-- Start --

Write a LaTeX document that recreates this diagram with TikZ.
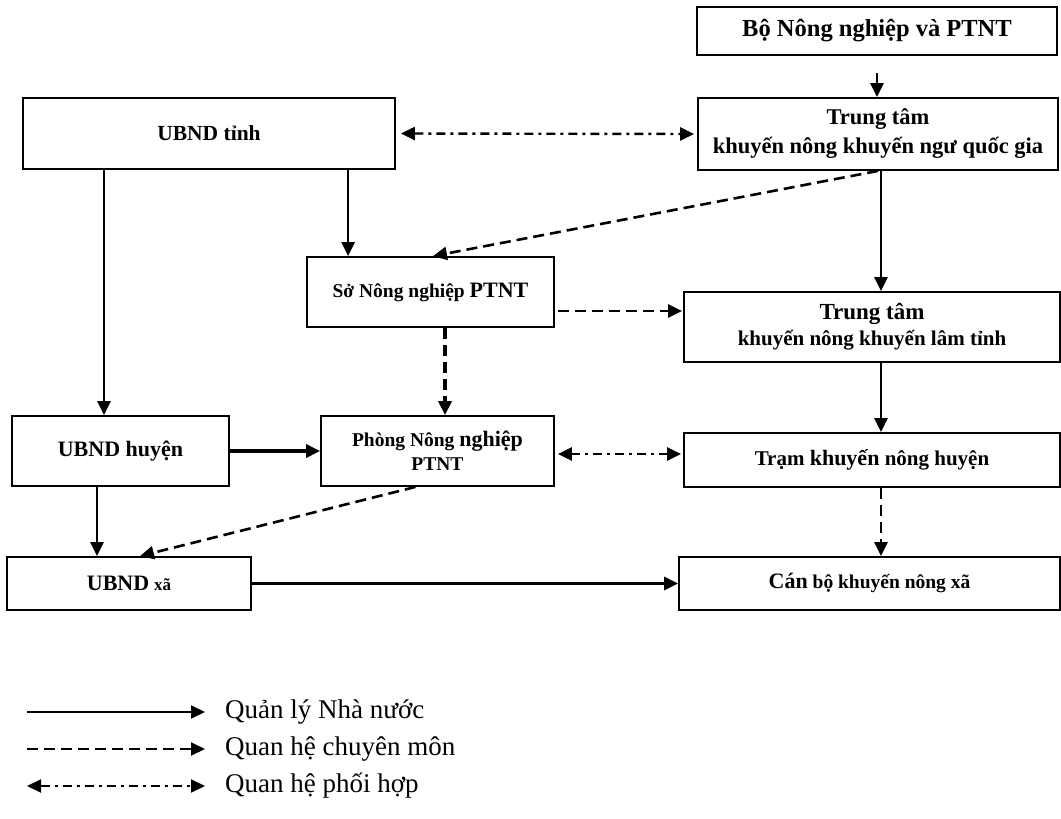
\documentclass[tikz,border=0pt]{standalone}
\usepackage{fontspec}
\setmainfont{Liberation Serif}
\usetikzlibrary{arrows.meta, calc}

\newcommand{\bigpart}[1]{{\fontsize{22}{25}\selectfont #1}}
\newcommand{\smallpart}[1]{{\fontsize{17}{20}\selectfont #1}}

\tikzset{
  box/.style={draw, line width=1.8pt, inner sep=0pt, align=center,
    font=\fontsize{19.5}{24}\selectfont\bfseries},
  tip/.style={-{Triangle[length=14pt,width=13pt]}},
  qlnn/.style={line width=2.4pt, tip},
  chuyenmon/.style={line width=2.6pt, dash pattern=on 11pt off 6pt, tip},
  phoihop/.style={line width=2.4pt, dash pattern=on 9pt off 5pt on 3pt off 5pt,
    {Triangle[length=14pt,width=13pt]}-{Triangle[length=14pt,width=13pt]}},
  legendtext/.style={anchor=west, inner sep=0pt, font=\fontsize{27}{30}\selectfont}
}

\begin{document}
\begin{tikzpicture}[x=1pt, y=-1pt]
  \useasboundingbox (0,0) rectangle (1061,819);

  % cac co quan
  \node[box, minimum width=360pt, minimum height=48pt,
    font=\fontsize{24.5}{28}\selectfont\bfseries] (bo) at (877,31)
    {Bộ Nông nghiệp và PTNT};
  \node[box, minimum width=360pt, minimum height=72pt,
    font=\fontsize{22.5}{29}\selectfont\bfseries] (ttqg) at (878,134)
    {Trung tâm\\khuyến nông khuyến ngư quốc gia};
  \node[box, minimum width=372pt, minimum height=71pt,
    font=\fontsize{21.5}{24}\selectfont\bfseries] (ubndtinh) at (209,133.5)
    {UBND tỉnh};
  \node[box, minimum width=247pt, minimum height=70pt] (so) at (430.5,292)
    {Sở Nông nghiệp \bigpart{PTNT}};
  \node[box, minimum width=376pt, minimum height=70pt,
    font=\fontsize{21}{26}\selectfont\bfseries] (tttinh) at (872,327)
    {\fontsize{23}{26}\selectfont Trung tâm\\khuyến nông khuyến lâm tỉnh};
  \node[box, minimum width=217pt, minimum height=70pt] (ubndhuyen) at (120.5,451)
    {\bigpart{UBND huyện}};
  \node[box, minimum width=233pt, minimum height=70pt] (phong) at (437.5,451)
    {Phòng Nông \bigpart{nghiệp}\\PTNT};
  \node[box, minimum width=376pt, minimum height=54pt,
    font=\fontsize{21}{24}\selectfont\bfseries] (tram) at (872,460)
    {Trạm \bigpart{khuyến} nông huyện};
  \node[box, minimum width=244pt, minimum height=53pt] (ubndxa) at (129,583.5)
    {\bigpart{UBND} \smallpart{xã}};
  \node[box, minimum width=381pt, minimum height=53pt] (canbo) at (869.5,583.5)
    {\bigpart{Cán} bộ khuyến nông xã};

  % diem vao cua mui ten
  \coordinate (soin) at ([xshift=42pt]so.north west);
  \coordinate (huyenin) at ([xshift=-16.5pt]ubndhuyen.north);
  \coordinate (tinhin) at ([xshift=9pt]tttinh.north);

  % quan ly nha nuoc
  \draw[qlnn, shorten <=17pt] (bo.south) -- (bo.south |- ttqg.north);
  \draw[qlnn] (ubndtinh.south -| soin) -- (soin);
  \draw[qlnn] (ubndtinh.south -| huyenin) -- (huyenin);
  \draw[qlnn] (ttqg.south -| tinhin) -- (tinhin);
  \draw[qlnn] (tinhin |- tttinh.south) -- (tinhin |- tram.north);
  \draw[qlnn, line width=3.2pt] (ubndhuyen.east) -- (phong.west);
  \draw[qlnn] ([xshift=-23.5pt]ubndhuyen.south)
    -- ([xshift=-23.5pt]ubndhuyen.south |- ubndxa.north);
  \draw[qlnn, line width=3.2pt] (ubndxa.east) -- (canbo.west);

  % quan he chuyen mon
  \draw[chuyenmon] (ttqg.south) -- ([xshift=2.5pt]so.north);
  \draw[chuyenmon, shorten <=3pt, shorten >=1pt] ([yshift=-19pt]so.east)
    -- ([yshift=-19pt]so.east -| tttinh.west);
  \draw[chuyenmon, line width=3.6pt] ([xshift=14.5pt]so.south)
    -- ([xshift=14.5pt]so.south |- phong.north);
  \draw[chuyenmon] (tinhin |- tram.south) -- (tinhin |- canbo.north);
  \draw[chuyenmon] ([xshift=-22pt]phong.south) -- ([xshift=11pt]ubndxa.north);

  % quan he phoi hop
  \draw[phoihop, shorten <=5pt, shorten >=3pt] (ubndtinh.east) -- (ttqg.west);
  \draw[phoihop, shorten <=3pt, shorten >=2pt] ([yshift=-3pt]phong.east)
    -- ([yshift=-3pt]phong.east -| tram.west);

  % chu thich
  \foreach \y/\st/\txt in {712/qlnn/{Quản lý Nhà nước},
      749/chuyenmon/{Quan hệ chuyên môn}, 786/phoihop/{Quan hệ phối hợp}} {
    \coordinate (from\y) at (27,\y);
    \coordinate (to\y) at (205,\y);
    \draw[\st, line width=2pt] (from\y) -- (to\y);
    \node[legendtext] (leg\y) at (225,\y) {\txt};
  }
\end{tikzpicture}
\end{document}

-- End --

• TO DO
Repeat the material above word for word, please, apart from its images.

• WRITTEN RESPONSE
Write a LaTeX document that recreates this diagram with TikZ.
\documentclass[tikz,border=0pt]{standalone}
\usepackage{fontspec}
\setmainfont{Liberation Serif}
\usetikzlibrary{arrows.meta, calc}

\newcommand{\bigpart}[1]{{\fontsize{22}{25}\selectfont #1}}
\newcommand{\smallpart}[1]{{\fontsize{17}{20}\selectfont #1}}

\tikzset{
  box/.style={draw, line width=1.8pt, inner sep=0pt, align=center,
    font=\fontsize{19.5}{24}\selectfont\bfseries},
  tip/.style={-{Triangle[length=14pt,width=13pt]}},
  qlnn/.style={line width=2.4pt, tip},
  chuyenmon/.style={line width=2.6pt, dash pattern=on 11pt off 6pt, tip},
  phoihop/.style={line width=2.4pt, dash pattern=on 9pt off 5pt on 3pt off 5pt,
    {Triangle[length=14pt,width=13pt]}-{Triangle[length=14pt,width=13pt]}},
  legendtext/.style={anchor=west, inner sep=0pt, font=\fontsize{27}{30}\selectfont}
}

\begin{document}
\begin{tikzpicture}[x=1pt, y=-1pt]
  \useasboundingbox (0,0) rectangle (1061,819);

  % cac co quan
  \node[box, minimum width=360pt, minimum height=48pt,
    font=\fontsize{24.5}{28}\selectfont\bfseries] (bo) at (877,31)
    {Bộ Nông nghiệp và PTNT};
  \node[box, minimum width=360pt, minimum height=72pt,
    font=\fontsize{22.5}{29}\selectfont\bfseries] (ttqg) at (878,134)
    {Trung tâm\\khuyến nông khuyến ngư quốc gia};
  \node[box, minimum width=372pt, minimum height=71pt,
    font=\fontsize{21.5}{24}\selectfont\bfseries] (ubndtinh) at (209,133.5)
    {UBND tỉnh};
  \node[box, minimum width=247pt, minimum height=70pt] (so) at (430.5,292)
    {Sở Nông nghiệp \bigpart{PTNT}};
  \node[box, minimum width=376pt, minimum height=70pt,
    font=\fontsize{21}{26}\selectfont\bfseries] (tttinh) at (872,327)
    {\fontsize{23}{26}\selectfont Trung tâm\\khuyến nông khuyến lâm tỉnh};
  \node[box, minimum width=217pt, minimum height=70pt] (ubndhuyen) at (120.5,451)
    {\bigpart{UBND huyện}};
  \node[box, minimum width=233pt, minimum height=70pt] (phong) at (437.5,451)
    {Phòng Nông \bigpart{nghiệp}\\PTNT};
  \node[box, minimum width=376pt, minimum height=54pt,
    font=\fontsize{21}{24}\selectfont\bfseries] (tram) at (872,460)
    {Trạm \bigpart{khuyến} nông huyện};
  \node[box, minimum width=244pt, minimum height=53pt] (ubndxa) at (129,583.5)
    {\bigpart{UBND} \smallpart{xã}};
  \node[box, minimum width=381pt, minimum height=53pt] (canbo) at (869.5,583.5)
    {\bigpart{Cán} bộ khuyến nông xã};

  % diem vao cua mui ten
  \coordinate (soin) at ([xshift=42pt]so.north west);
  \coordinate (huyenin) at ([xshift=-16.5pt]ubndhuyen.north);
  \coordinate (tinhin) at ([xshift=9pt]tttinh.north);

  % quan ly nha nuoc
  \draw[qlnn, shorten <=17pt] (bo.south) -- (bo.south |- ttqg.north);
  \draw[qlnn] (ubndtinh.south -| soin) -- (soin);
  \draw[qlnn] (ubndtinh.south -| huyenin) -- (huyenin);
  \draw[qlnn] (ttqg.south -| tinhin) -- (tinhin);
  \draw[qlnn] (tinhin |- tttinh.south) -- (tinhin |- tram.north);
  \draw[qlnn, line width=3.2pt] (ubndhuyen.east) -- (phong.west);
  \draw[qlnn] ([xshift=-23.5pt]ubndhuyen.south)
    -- ([xshift=-23.5pt]ubndhuyen.south |- ubndxa.north);
  \draw[qlnn, line width=3.2pt] (ubndxa.east) -- (canbo.west);

  % quan he chuyen mon
  \draw[chuyenmon] (ttqg.south) -- ([xshift=2.5pt]so.north);
  \draw[chuyenmon, shorten <=3pt, shorten >=1pt] ([yshift=-19pt]so.east)
    -- ([yshift=-19pt]so.east -| tttinh.west);
  \draw[chuyenmon, line width=3.6pt] ([xshift=14.5pt]so.south)
    -- ([xshift=14.5pt]so.south |- phong.north);
  \draw[chuyenmon] (tinhin |- tram.south) -- (tinhin |- canbo.north);
  \draw[chuyenmon] ([xshift=-22pt]phong.south) -- ([xshift=11pt]ubndxa.north);

  % quan he phoi hop
  \draw[phoihop, shorten <=5pt, shorten >=3pt] (ubndtinh.east) -- (ttqg.west);
  \draw[phoihop, shorten <=3pt, shorten >=2pt] ([yshift=-3pt]phong.east)
    -- ([yshift=-3pt]phong.east -| tram.west);

  % chu thich
  \foreach \y/\st/\txt in {712/qlnn/{Quản lý Nhà nước},
      749/chuyenmon/{Quan hệ chuyên môn}, 786/phoihop/{Quan hệ phối hợp}} {
    \coordinate (from\y) at (27,\y);
    \coordinate (to\y) at (205,\y);
    \draw[\st, line width=2pt] (from\y) -- (to\y);
    \node[legendtext] (leg\y) at (225,\y) {\txt};
  }
\end{tikzpicture}
\end{document}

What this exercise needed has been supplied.